Beyond those three, market participants increasingly track "supercore" services — core services excluding shelter — because it's a closer proxy for wage-driven inflation that the Fed believes it can influence with rate policy. A persistent supercore reading above 4% annualized tends to keep the Federal Reserve hawkish even when headline CPI is cooling. For deeper coverage, see our core CPI page and the CPI vs PPI comparison.
U.S. CPI — frequently asked questions
What is CPI-U?
CPI-U is the Consumer Price Index for All Urban Consumers. It covers about 93% of the U.S. population and is the headline CPI series used in most media coverage and economic analysis.
What is CPI-W?
CPI-W is the Consumer Price Index for Urban Wage Earners and Clerical Workers, covering about 29% of the population. The Social Security Administration uses CPI-W to calculate the annual cost-of-living adjustment for benefits.

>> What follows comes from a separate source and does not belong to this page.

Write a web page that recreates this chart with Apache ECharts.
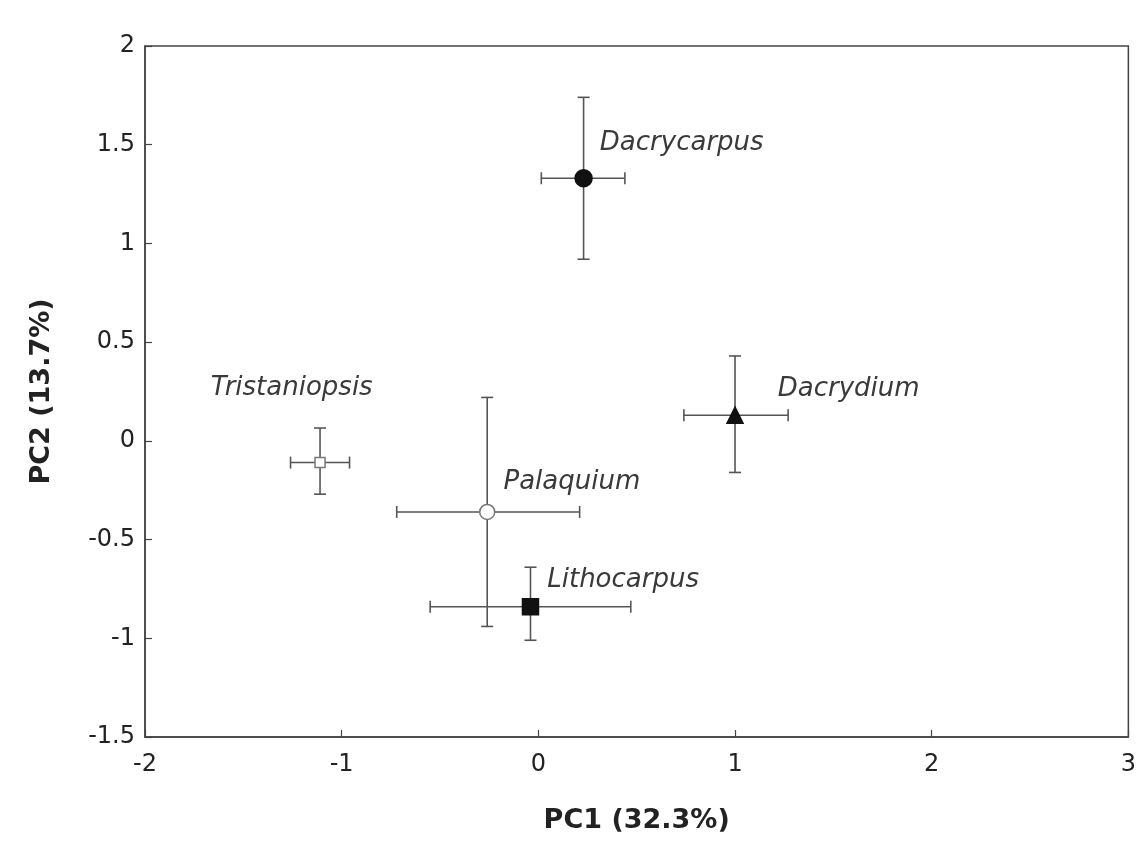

What is the CPI base period?
The standard CPI reference base is 1982 to 1984, where the average index level equals 100. So a current reading of 310 means urban consumer prices have roughly tripled since the early 1980s.
When is CPI released?
The BLS releases CPI at 8:30 a.m. Eastern Time, typically in the second or third week of each month, covering the prior month's data. The full release schedule is published a year in advance.
Does CPI get revised?
The not-seasonally-adjusted CPI series is never revised after publication. Seasonally adjusted figures are revised annually each February, when five years of seasonal factors are updated.
What is C-CPI-U?
The Chained CPI for All Urban Consumers uses a formula that accounts for consumer substitution between products as relative prices change. It typically rises slightly more slowly than CPI-U and has been used for federal tax-bracket indexing since 2018.